The Australian Government’s National Heritage list is a collection of 103 natural, historic and indigenous places which have been deemed to have “outstanding significance to the nation”.  In there, you’ll find natural wonders such as Uluru and the Great Barrier Reef, sitting alongside important architectural places such as the site of First Government House and Sydney Opera House.

However, never before has an entire city been awarded National Heritage status, which makes the addition of the City of Broken Hill even more remarkable.

Fortunately, Broken Hill had Professor Simon Molesworth – the Chairman of the International National Trusts Organisation and a resident of the city for the last fourteen years – in their corner.  During his early tenure, he became embroiled in a heated campaign to save some of Broken Hill’s most important heritage buildings, and it was these early battles that brought him together with the then Council Sustainability Manager Peter Oldson and the City’s heritage consultant, Liz Vines.  Together they formed a plan to nominate Broken Hill as Australia’s first National Heritage city – recognising that, in doing so, Broken Hill’s past could be the gateway to its future.

But nominating a whole city is quite different to nominating a single entity, such as the Sydney Harbour Bridge, however the team were confident that it could be done – after all, Broken Hill has played a pivotal role in the development of the modern Australia that we know today.


Discovered in 1883, Broken Hill is home to the world’s largest deposits of silver, lead and zinc – yielding over 300 million metric tons of ore since mining began. Early revenues from Broken Hill are largely responsible for the growth and development of cities and towns right across New South Wales and Australia, with the city contributing “hundreds of millions of dollars to government administration, defence, education and research”, according to the Department of the Environment.  Whilst the silver, lead and zinc are by far the most profitable minerals to be pulled out of the ground, Broken Hill is also home to a veritable ‘mineralogical rainforest’ with approximately 300 mineral species offering a unique glimpse into the planet’s geological history.

However, it is the people of Broken Hill that have arguably contributed most to the heritage listing.  Over 130 years, the rights of tens of thousands of workers have given birth to many laws and provisions that we take for granted today. Broken Hill was not only the birthplace of Occupational Health and Safety and the 35-hour work week, but, thanks to the spread of nationwide worker support resulting from strikes in 1908 and 1909, it has also been recognised as putting a fire under the trade union movement. 

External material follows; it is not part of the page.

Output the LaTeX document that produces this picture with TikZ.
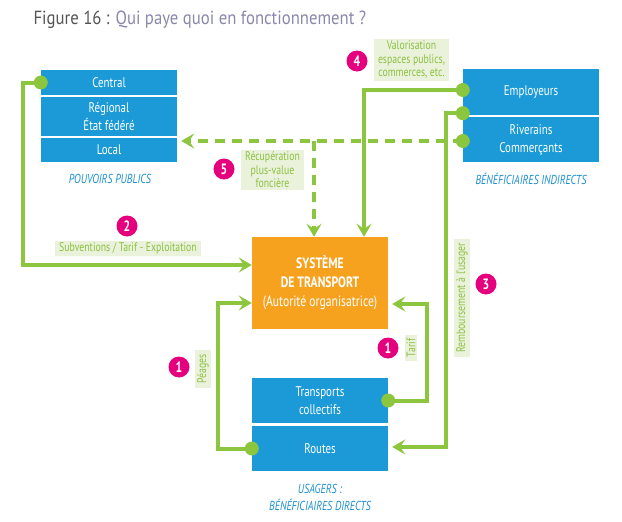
\documentclass[tikz,border=0pt]{standalone}
\usepackage{fontspec}
\setmainfont{PT Sans}[FakeStretch=0.78]
\newfontfamily\titlefont{PT Sans}[FakeStretch=0.88]
\usetikzlibrary{arrows.meta,calc}
\definecolor{boxblue}{HTML}{1B9AD7}
\definecolor{sysorange}{HTML}{F6A21E}
\definecolor{flowgreen}{HTML}{8CC63F}
\definecolor{tagbg}{HTML}{EAF2DC}
\definecolor{taggreen}{HTML}{8CC041}
\definecolor{numpink}{HTML}{E5007D}
\definecolor{capblue}{HTML}{1D8FD1}
\definecolor{titlegray}{HTML}{555555}
\definecolor{titlepurple}{HTML}{8A87AB}
\tikzset{
  box/.style={rectangle, fill=boxblue, text=white, minimum width=136pt, inner sep=0pt, align=center, font=\fontsize{14}{18}\selectfont},
  flow/.style={draw=flowgreen, line width=4pt},
  tip/.style={-{Stealth[length=13pt,width=15pt,inset=5pt]}},
  dash flow/.style={flow, dash pattern=on 10pt off 7pt},
  dot/.style={circle, fill=flowgreen, minimum size=14pt, inner sep=0pt},
  num/.style={circle, fill=numpink, text=white, minimum size=21pt, inner sep=0pt, font=\bfseries\fontsize{15}{15}\selectfont},
  tag/.style={fill=tagbg, text=taggreen, inner xsep=4pt, inner ysep=2pt, align=center, font=\fontsize{12.5}{13.5}\selectfont},
  caption/.style={text=capblue, align=center, font=\itshape\fontsize{13}{17}\selectfont}
}

\begin{document}
\begin{tikzpicture}[x=1pt, y=-1pt]
  \useasboundingbox (0,0) rectangle (622,522);
  \node (title) [anchor=west, font=\titlefont\fontsize{19}{22}\selectfont] at (30,20) {\textcolor{titlegray}{Figure 16 :} \textcolor{titlepurple}{Qui paye quoi en fonctionnement ?}};

  % pouvoirs publics
  \node (central) at (109,82.5) [box, minimum height=25pt, node contents={Central}];
  \node (regional) at (109,116.5) [box, minimum height=39pt, node contents={Régional\\État fédéré}];
  \node (local) at (109,150) [box, minimum height=24pt, node contents={Local}];
  \node (pouvoirs) at (110,179) [caption, node contents={POUVOIRS PUBLICS}];

  % beneficiaires indirects
  \node (employeurs) at (531,92) [box, minimum height=46pt, node contents={Employeurs}];
  \node (riverains) at (531,139.5) [box, minimum height=45pt, node contents={Riverains\\Commerçants}];
  \node (indirects) at (531,179) [caption, node contents={BÉNÉFICIAIRES INDIRECTS}];

  \node (systeme) at (320,283) [box, fill=sysorange, minimum height=92pt, font=\fontsize{15}{19}\selectfont, node contents={\textbf{SYSTÈME}\\\textbf{DE TRANSPORT}\\(Autorité organisatrice)}];

  % usagers
  \node (transports) at (320,400.5) [box, minimum height=45pt, node contents={Transports\\collectifs}];
  \node (routes) at (320,448.5) [box, minimum height=45pt, node contents={Routes}];
  \node (usagers) at (320,497.5) [caption, node contents={USAGERS :\\BÉNÉFICIAIRES DIRECTS}];

  \coordinate (split) at ($(systeme.north |- riverains.west)+(-6,1.5)$);
  \draw[dash flow, tip] ($(riverains.west)+(0,1.5)$) -- ($(local.east |- split)+(4,0)$);
  \draw[dash flow, tip] (split) -- ($(systeme.north)+(-6,0)$);
  \draw[flow, tip] (central.west) -- ++(-18,0) |- ($(systeme.west)+(0,-18)$);
  \draw[flow, tip] ($(employeurs.west)+(0,-2)$) -| ($(systeme.north)+(44,0)$);
  \draw[flow, tip] ($(employeurs.south west)+(0,-2)$) -- ++(-17,0) |- ($(routes.east)+(4,-1.5)$);
  \draw[flow, tip] (transports.east) -- ++(39,0) |- ($(systeme.east)+(4,21)$);
  \draw[flow, tip] (routes.west) -- ++(-34,0) |- ($(systeme.west)+(0,20)$);

  \node (d1) [dot] at (central.west) {};
  \node (d2) [dot] at ($(employeurs.west)+(0,-2)$) {};
  \node (d3) [dot] at ($(employeurs.south west)+(0,-2)$) {};
  \node (d4) [dot] at ($(riverains.west)+(0,1.5)$) {};
  \node (d5) [dot] at (transports.east) {};
  \node (d6) [dot] at (routes.west) {};

  \node (tag2) at (128,248.5) [tag, node contents={Subventions / Tarif - Exploitation}];
  \node (tag4) at (411.5,60) [tag, node contents={Valorisation\\espaces publics,\\commerces, etc.}];
  \node (tag5) at (272.5,170) [tag, node contents={Récupération\\plus-value\\foncière}];
  \node (tagpeages) at (203,369) [tag, rotate=90, node contents={Péages}];
  \node (tagtarif) at (411,348) [tag, rotate=90, node contents={Tarif}];
  \node (tag3) at (462,298) [tag, rotate=90, node contents={Remboursement à l'usager}];

  \node (n2) at (127,226) [num, node contents={2}];
  \node (n4) at (357,61) [num, node contents={4}];
  \node (n5) at (224,169) [num, node contents={5}];
  \node (n3) at (486,284) [num, node contents={3}];
  \node (n1a) at (179,367) [num, node contents={1}];
  \node (n1b) at (388,348) [num, node contents={1}];
\end{tikzpicture}
\end{document}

Whilst mining undoubtedly laid the foundations for Broken Hill, other industries have sprung up around it over the years.  The city is well known for its artistic community, which was made famous around the world by local miner-turned-painter Pro Hart, and now houses more art galleries per capita than anywhere else in Australia.  It has also become a mecca for the film industry, with movies such as Mad Max 2 and The Adventures of Priscilla, Queen of the Desert and television productions such as The Code and Outback ER flaunting the city and surrounds as their backdrop.

All of these elements fuse together to make Broken Hill a truly unique Australian city, one that its current mayor, Wincen Cuy, describes as “a city with a soul”.

Tracing his ancestry back to pre-Broken Hill era (his great-grandfather was born on Mount Gipps station, ten years before Broken Hill was founded), Mayor Cuy was – by his own admission – “ecstatic” when the National Heritage Listing was finally confirmed, ten years after its submission.   But, like Professor Molesworth, Mayor Cuy also believes that while the National Heritage Listing acknowledges the town’s past, it is also a springboard for the years and decades to come.

“I think that the award itself belongs to the people,” he says.  “Everyone should take a piece of it, and feel so proud that they've been part of Broken Hill's history, and that they're also going to play a major part in Broken Hill's future.”